Starting at the top of the listing, extract every line up to and including the one with "import pandas as pd". Pictures stay out of the copy.

— begin Supplied information —

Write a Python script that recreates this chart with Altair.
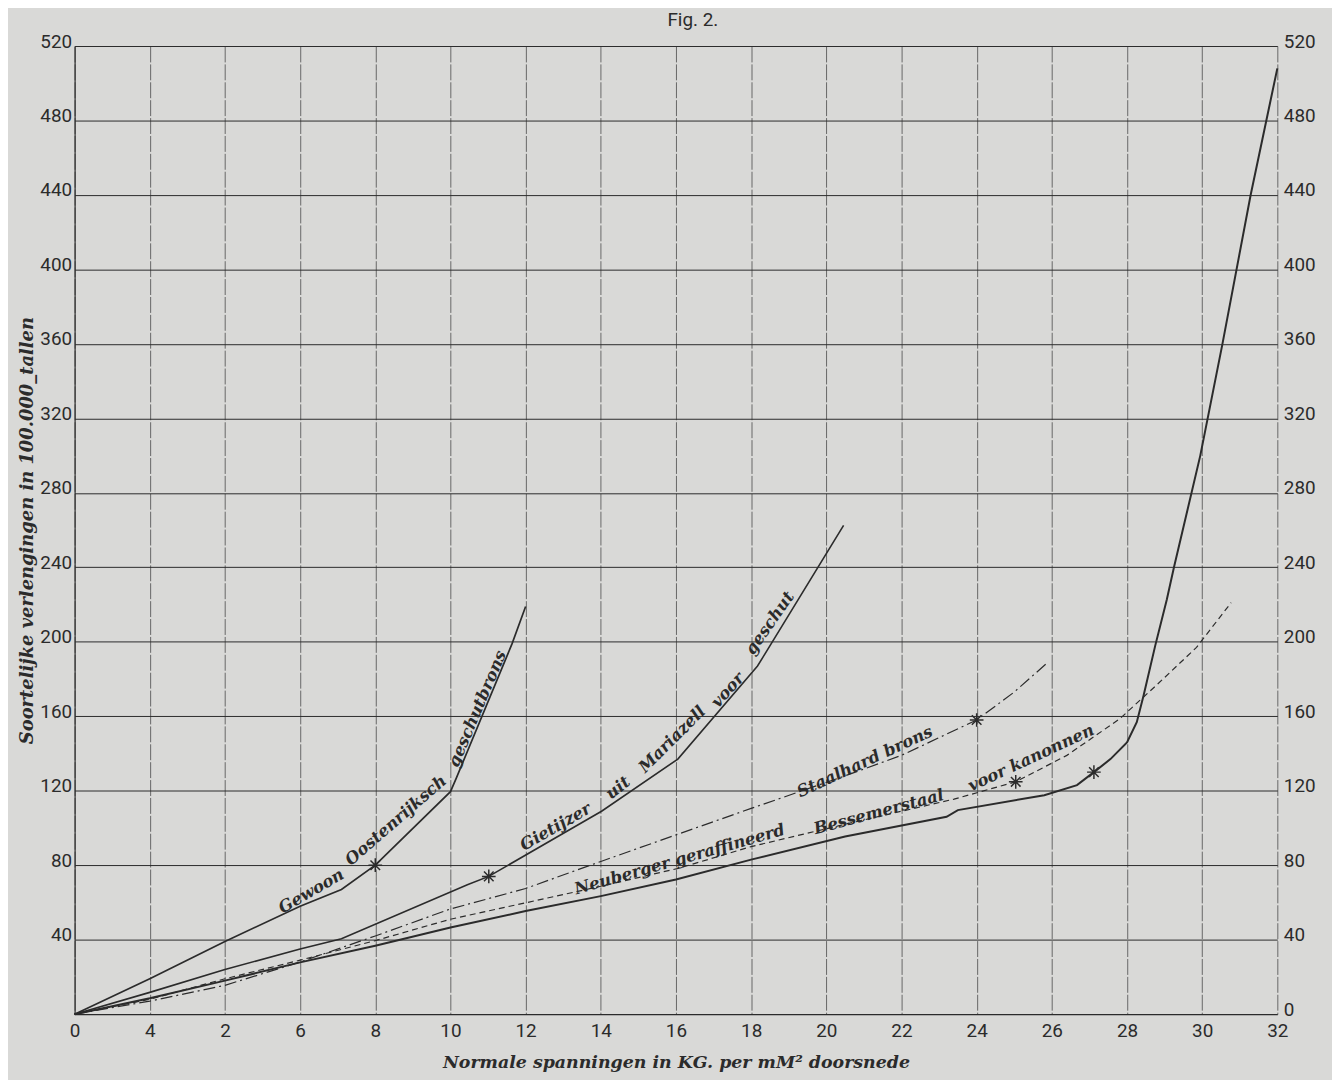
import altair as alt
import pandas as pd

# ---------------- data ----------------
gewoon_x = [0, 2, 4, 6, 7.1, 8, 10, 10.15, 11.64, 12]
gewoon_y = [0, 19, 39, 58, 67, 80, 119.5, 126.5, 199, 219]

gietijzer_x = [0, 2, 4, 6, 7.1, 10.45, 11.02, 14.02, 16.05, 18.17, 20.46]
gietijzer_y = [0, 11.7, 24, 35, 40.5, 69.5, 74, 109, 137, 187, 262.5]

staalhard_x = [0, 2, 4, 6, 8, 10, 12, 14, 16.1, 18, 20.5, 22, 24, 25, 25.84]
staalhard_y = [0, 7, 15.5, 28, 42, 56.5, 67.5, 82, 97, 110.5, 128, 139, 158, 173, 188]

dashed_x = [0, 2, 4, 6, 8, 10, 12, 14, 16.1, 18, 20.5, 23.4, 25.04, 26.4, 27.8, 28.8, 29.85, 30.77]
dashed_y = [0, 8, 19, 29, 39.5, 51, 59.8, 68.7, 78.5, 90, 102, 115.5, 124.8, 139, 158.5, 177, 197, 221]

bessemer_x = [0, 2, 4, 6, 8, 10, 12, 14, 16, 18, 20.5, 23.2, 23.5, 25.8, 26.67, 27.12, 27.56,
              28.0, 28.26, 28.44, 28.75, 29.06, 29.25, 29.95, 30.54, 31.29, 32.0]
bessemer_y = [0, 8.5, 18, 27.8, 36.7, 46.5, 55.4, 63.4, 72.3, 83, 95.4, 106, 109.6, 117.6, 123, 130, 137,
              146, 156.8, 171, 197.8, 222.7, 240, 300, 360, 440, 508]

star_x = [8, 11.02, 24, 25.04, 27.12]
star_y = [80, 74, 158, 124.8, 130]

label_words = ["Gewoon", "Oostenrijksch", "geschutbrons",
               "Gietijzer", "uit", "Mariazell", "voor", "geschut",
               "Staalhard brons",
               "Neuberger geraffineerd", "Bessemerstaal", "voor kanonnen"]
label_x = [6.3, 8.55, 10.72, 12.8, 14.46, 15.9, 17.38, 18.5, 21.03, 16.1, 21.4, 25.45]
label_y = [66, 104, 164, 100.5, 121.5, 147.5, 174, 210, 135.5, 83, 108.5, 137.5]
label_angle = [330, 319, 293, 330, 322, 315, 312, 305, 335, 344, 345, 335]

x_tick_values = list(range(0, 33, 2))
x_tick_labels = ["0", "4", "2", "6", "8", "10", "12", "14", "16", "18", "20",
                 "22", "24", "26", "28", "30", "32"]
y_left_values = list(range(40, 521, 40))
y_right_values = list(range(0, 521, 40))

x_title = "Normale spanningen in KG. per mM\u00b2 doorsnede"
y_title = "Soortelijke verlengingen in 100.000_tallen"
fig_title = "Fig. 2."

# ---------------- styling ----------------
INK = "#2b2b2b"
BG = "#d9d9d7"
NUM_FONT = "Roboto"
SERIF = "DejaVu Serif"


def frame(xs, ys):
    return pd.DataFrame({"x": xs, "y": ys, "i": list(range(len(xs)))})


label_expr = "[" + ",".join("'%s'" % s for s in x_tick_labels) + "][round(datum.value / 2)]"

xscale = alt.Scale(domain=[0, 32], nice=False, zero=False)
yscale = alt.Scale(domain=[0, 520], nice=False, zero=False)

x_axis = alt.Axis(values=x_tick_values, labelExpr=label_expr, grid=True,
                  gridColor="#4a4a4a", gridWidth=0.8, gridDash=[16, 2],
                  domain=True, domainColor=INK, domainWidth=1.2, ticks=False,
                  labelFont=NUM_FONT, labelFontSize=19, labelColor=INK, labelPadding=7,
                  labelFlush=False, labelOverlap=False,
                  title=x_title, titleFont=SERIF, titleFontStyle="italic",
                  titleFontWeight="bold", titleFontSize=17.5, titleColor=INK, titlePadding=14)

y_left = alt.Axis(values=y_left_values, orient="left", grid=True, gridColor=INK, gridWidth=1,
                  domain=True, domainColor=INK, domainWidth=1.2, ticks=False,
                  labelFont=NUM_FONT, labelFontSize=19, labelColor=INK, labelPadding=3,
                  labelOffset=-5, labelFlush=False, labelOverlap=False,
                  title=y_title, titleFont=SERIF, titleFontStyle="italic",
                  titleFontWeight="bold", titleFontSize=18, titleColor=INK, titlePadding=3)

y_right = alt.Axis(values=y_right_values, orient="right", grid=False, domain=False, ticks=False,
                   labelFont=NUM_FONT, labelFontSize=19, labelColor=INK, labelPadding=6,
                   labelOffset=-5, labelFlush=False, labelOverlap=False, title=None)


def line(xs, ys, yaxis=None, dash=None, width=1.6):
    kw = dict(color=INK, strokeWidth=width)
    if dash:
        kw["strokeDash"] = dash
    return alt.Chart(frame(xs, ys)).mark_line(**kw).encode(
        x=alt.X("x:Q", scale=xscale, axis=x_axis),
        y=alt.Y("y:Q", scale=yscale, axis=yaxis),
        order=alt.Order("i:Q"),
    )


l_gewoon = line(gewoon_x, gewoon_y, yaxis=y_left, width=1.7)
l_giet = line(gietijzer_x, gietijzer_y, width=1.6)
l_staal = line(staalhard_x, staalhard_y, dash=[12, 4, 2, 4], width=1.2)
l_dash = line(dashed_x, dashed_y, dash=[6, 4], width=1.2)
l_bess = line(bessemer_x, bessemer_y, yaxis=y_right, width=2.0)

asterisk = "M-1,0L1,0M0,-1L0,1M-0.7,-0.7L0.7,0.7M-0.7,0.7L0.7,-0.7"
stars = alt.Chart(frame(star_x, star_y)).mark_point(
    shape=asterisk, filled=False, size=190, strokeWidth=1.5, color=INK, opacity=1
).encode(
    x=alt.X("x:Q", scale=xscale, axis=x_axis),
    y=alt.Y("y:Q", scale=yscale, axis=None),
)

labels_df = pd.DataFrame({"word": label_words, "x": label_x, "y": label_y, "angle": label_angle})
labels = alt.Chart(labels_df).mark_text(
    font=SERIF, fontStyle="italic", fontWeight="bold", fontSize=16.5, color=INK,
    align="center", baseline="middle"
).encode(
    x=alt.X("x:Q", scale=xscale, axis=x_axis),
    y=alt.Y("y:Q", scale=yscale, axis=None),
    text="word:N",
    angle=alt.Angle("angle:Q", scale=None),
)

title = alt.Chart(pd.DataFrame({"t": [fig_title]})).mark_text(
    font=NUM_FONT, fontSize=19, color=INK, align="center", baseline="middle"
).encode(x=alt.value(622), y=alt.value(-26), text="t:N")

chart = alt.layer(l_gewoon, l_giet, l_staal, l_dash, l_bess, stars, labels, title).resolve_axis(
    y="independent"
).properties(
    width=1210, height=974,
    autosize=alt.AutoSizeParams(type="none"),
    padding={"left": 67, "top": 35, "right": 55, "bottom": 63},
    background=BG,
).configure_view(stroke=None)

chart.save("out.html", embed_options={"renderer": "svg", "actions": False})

— end Supplied information —

__Result for this task__
Write a Python script that recreates this chart with Altair.
import altair as alt
import pandas as pd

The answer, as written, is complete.